Movie Review: '12 Angry Men'

by The Shadow


1 March 2005

This 1957 Hollywood flick starred Henry Fonda (Jane's old man) as the jury foreman in the Murder One trial of a teenaged (?) son accused of stabbing his father to death. The movie (from the point where I tuned in) takes place entirely in a jury room. When I began watching, the jurors were 9-3 in favor of Guilty. (Ultimately, they would be 12-0 in favor of Not Guilty.)

While there is a lot of anger displayed among the all-male jurors, Hero Henry Fonda is definitely not one of the (12) angry men. Fonda remains serene throughout the deliberations; after all, he is always on the side of right, that is, a not-guilty verdict.

The accused, apparently a negro, had had his face slapped by his father and, as a result, was heard to say that he would kill him. The son was later seen by a woman in an apartment across the street stabbing the father around midnight, and the downstairs neighbor testified that he saw the boy running down the stairs seconds after he heard the father fall in the apartment above his.

The son showed up back at the family's apartment about 3 AM, with the police already there. He said that he had been to the movies; yet, he wasn't able to tell a cop what movie he had seen.

Here are some excerpts/scenes from this drama:

1. The most WASPy-looking juror, the only guy wearing a suit jacket, is asked by another juror if he ever sweats.

2. A juror with a fake German-Jewish accent lectures another juror on his responsibilities as an American, even with the other juror voting the same way he does, namely, not guilty. [The producers may have missed how Jewish this actually is -- not even taking 'yes' for an answer.] Obviously, the foreigner is meant to be a "Holocaust" survivor who appreciates America much more than real Americans do.

3. The real American then accuses the Jew of "coming to this country and then telling us how to live" (which obviously is quite true but at the same time, we know, clearly wrong).

4. One of the jurors favoring a guilty verdict says, "these people (presumably negroes) have no respect for life, etc." (Meanwhile, it is agreed among the jurors that the kid carried a switchblade.)

5. The last juror to hold out for a guilty verdict is shown to have done so not because of the evidence but because he hated the way his own sons had treated him (very Freudian).

6. At one point, the effects of "prejudice" are explained to the other jurors by St. Henry.

7. One of the juror holdouts disparagingly uses the term "bleeding hearts" in describing the high-minded jurors favoring a not-guilty verdict.

8. Other Jewglish terms used included "democracy" and, I believe, "disadvantaged" (if not, then a synonym).

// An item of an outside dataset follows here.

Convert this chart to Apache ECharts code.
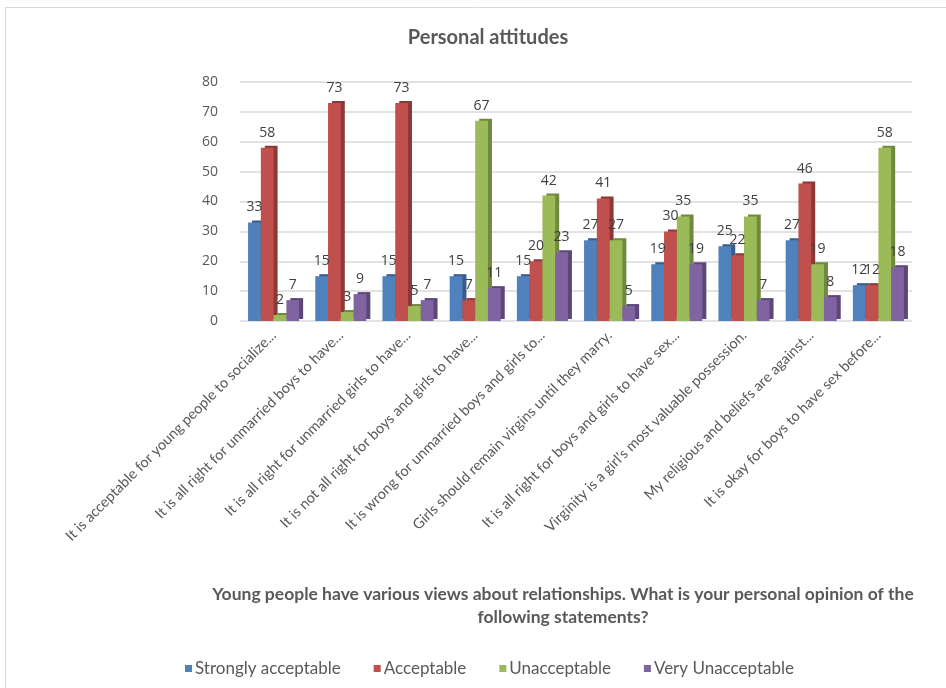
<!DOCTYPE html>
<html>
<head>
<meta charset="utf-8">
<script src="https://cdn.jsdelivr.net/npm/echarts@6/dist/echarts.min.js"></script>
<style>
html,body{margin:0;padding:0;background:#fff;}
#c{width:946px;height:688px;}
</style>
</head>
<body>
<div id="c"></div>
<script>
const categories = [
  "It is acceptable for young people to socialize...",
  "It is all right for unmarried boys to have...",
  "It is all right for unmarried girls to have...",
  "It is not all right for boys and girls to have...",
  "It is wrong for unmarried boys and girls to...",
  "Girls should remain virgins until they marry.",
  "It is all right for boys and girls to have sex...",
  "Virginity is a girl\u2019s most valuable possession.",
  "My religious and beliefs are against...",
  "It is okay for boys to have sex before..."
];
const stronglyAcceptable = [33, 15, 15, 15, 15, 27, 19, 25, 27, 12];
const acceptable = [58, 73, 73, 7, 20, 41, 30, 22, 46, 12];
const unacceptable = [2, 3, 5, 67, 42, 27, 35, 35, 19, 58];
const veryUnacceptable = [7, 9, 7, 11, 23, 5, 19, 7, 8, 18];
const seriesNames = ["Strongly acceptable", "Acceptable", "Unacceptable", "Very Unacceptable"];
const yTicks = [0, 10, 20, 30, 40, 50, 60, 70, 80];

const colors = ["#4F81BD", "#C0504D", "#9BBB59", "#8064A2"];
const sideColors = ["#385D8A", "#8C3836", "#71893F", "#5C4776"];
const font = "'Open Sans', 'Liberation Sans', sans-serif";
const narrow = "Lato, 'Open Sans', sans-serif";
const seriesData = [stronglyAcceptable, acceptable, unacceptable, veryUnacceptable];

const chart = echarts.init(document.getElementById('c'));
chart.setOption({
  animation: false,
  color: colors,
  graphic: [{
    type: 'rect', shape: {x: 5.5, y: 7.5, width: 960, height: 700},
    style: {fill: 'none', stroke: '#D9D9D9', lineWidth: 1}, silent: true, z: -10
  }],
  title: [{
    text: 'Personal attitudes', left: 483, top: 23, textAlign: 'center',
    textStyle: {fontFamily: narrow, fontSize: 20, fontWeight: 'bold', color: '#595959'}
  }, {
    text: 'Young people have various views about relationships. What is your personal opinion of the\nfollowing statements?',
    left: 558, top: 578, textAlign: 'center',
    textStyle: {fontFamily: narrow, fontSize: 17.5, fontWeight: 'bold', color: '#595959', lineHeight: 23, align: 'center'}
  }],
  legend: {
    data: seriesNames, left: 180, top: 655, itemWidth: 7, itemHeight: 7, itemGap: 33,
    icon: 'rect',
    textStyle: {fontFamily: narrow, fontSize: 17, color: '#595959', padding: [0,0,0,-2]}
  },
  grid: {left: 240, right: 34, top: 82, bottom: 367, containLabel: false},
  xAxis: {
    type: 'category', data: categories,
    axisLine: {show: false}, axisTick: {show: false},
    axisLabel: {rotate: 45, interval: 0, fontFamily: narrow, fontSize: 14.5, color: '#595959', margin: 12}
  },
  yAxis: {
    type: 'value', min: 0, max: 80, interval: 10,
    axisLine: {show: false}, axisTick: {show: false},
    axisLabel: {fontFamily: font, fontSize: 14, color: '#595959', margin: 22,
      formatter: v => yTicks.includes(v) ? String(v) : ''},
    splitLine: {lineStyle: {color: '#D9D9D9', width: 1.5}}
  },
  series: seriesData.map((d, i) => ({
    name: seriesNames[i], type: 'bar', data: d,
    barGap: '0%', barCategoryGap: '24%',
    itemStyle: {color: colors[i], shadowColor: sideColors[i], shadowOffsetX: 4, shadowOffsetY: -2, shadowBlur: 0},
    label: {show: true, position: 'top', distance: 8, fontFamily: font, fontSize: 14, color: '#404040'}
  }))
});
</script>
</body>
</html>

If "12 Angry Men" sounds a lot like "Trial," that's because it is. In both courthouse dramas, there is a capital crime with probably not quite enough evidence to support the death penalty. That small measure of doubt is used by the producers to support the movies' principal message, viz., that minority minors are unjustly convicted of crimes even in situations where there is (a) plenty of evidence in support of a conviction and (b) no other suspect. The reason for the injustices is not insufficient evidence but prejudice on the part of White males.

Both movies were:

1. anti-capital punishment
2. pro-criminal
3. pro-minority
4. anti-White (with the proviso that Whites are okay once they've been reeducated by Jews).

In summary, in each movie we have a minority "yout" facing execution for a crime he probably, but not quite certainly, committed -- a Jewish conundrum posed for the purpose of confusing and ultimately converting the goy mind.

[As far back as 1916, the Jews actually made a movie called "Intolerance." No wonder so many White people can't allow themselves to see what's been going on all these years. It's almost unbelievable.]